Mana is dead. Long live sliders. Now your king’s stats actually matter, so if you roll a 0/0/0 Habsburg, just uninstall. You get to push “Societal Values” sliders-centralize power, empower nobles, go full religious nutjob, or try to be tolerant and get stomped by everyone. It’s like CK3, but with fewer incest events (probably).

Military: Logistics, Tactics, and More Ways to Screw Up

You can assign formations, give AI directives, and even sponsor pirates. Logistics matter now, so if you try to invade Russia in winter, you deserve every attrition tick. Want to automate your armies? Go ahead, let the AI “help.” Just don’t cry when your entire army dies sieging a level 9 fort in the Sahara.

Automation: For Lazy Gamers and Newbies

Paradox finally realized half their player base just wants to watch numbers go up. Now you can automate colonies, trade, production-basically everything except crying when your empire collapses. Hardcore fans will still micromanage every pop, then call you a casual on Reddit.

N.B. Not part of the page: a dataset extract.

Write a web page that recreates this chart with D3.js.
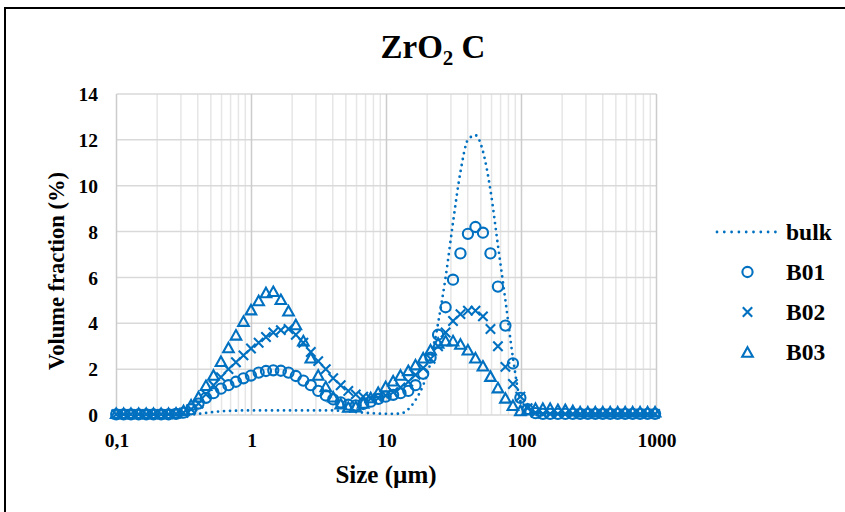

The UI: Modern, Sleek, and Still Useless

Paradox claims the UI is “revamped,” but let’s be real: you’ll still have 12 tooltips open, three wiki tabs, and a migraine. At least they’re letting you mod the UI, so expect someone to fix it within a week. Or just play with the default and embrace the suffering.

DLC Hell: The Paradox Special

You thought you were getting the full game at launch? LOL. Get ready for “Real Map Pack,” “Playable Papacy,” and “Working AI” as $29.99 DLCs. Paradox’s business model is older than the HRE. If you’re new here, just accept it: you’ll buy every expansion, hate yourself, and do it again next year.

Competition: Why EU5 is Still the King (of Pain)

  • Civ 7: For people who think “strategy” means stacking wonders and ending turn.

  • Total War: For those who want to watch pretty battles and ignore diplomacy.

  • Victoria 3: For spreadsheet nerds who get off on watching GDP numbers.

  • CK3: For roleplayers who want to seduce their sister instead of conquer the world.

Let’s be honest. You’ll complain about EU5, threaten to quit, and then play it for 1,000 hours. Because you’re a Pok Gai, just like the rest of us.

Community Salt: The Tradition Continues

EU4’s player base is still 15k strong because they have Stockholm syndrome. EU5 is “for the hardcore,” which means the tutorial is about as useful as a chocolate teapot. The wiki will be outdated by launch, and the forums will be 90% bug reports, 10% memes. Modders, get ready-you’re about to fix the game. Again.

The Pok Gai Verdict

  • EU5 is here. It’s complicated, it’s broken, and you’re going to love it.

  • Paradox listened to feedback, but not enough to make the UI not suck.

  • Prepare for DLC hell, but at least you can mod it.

  • You’ll rage, you’ll uninstall, and you’ll come crawling back.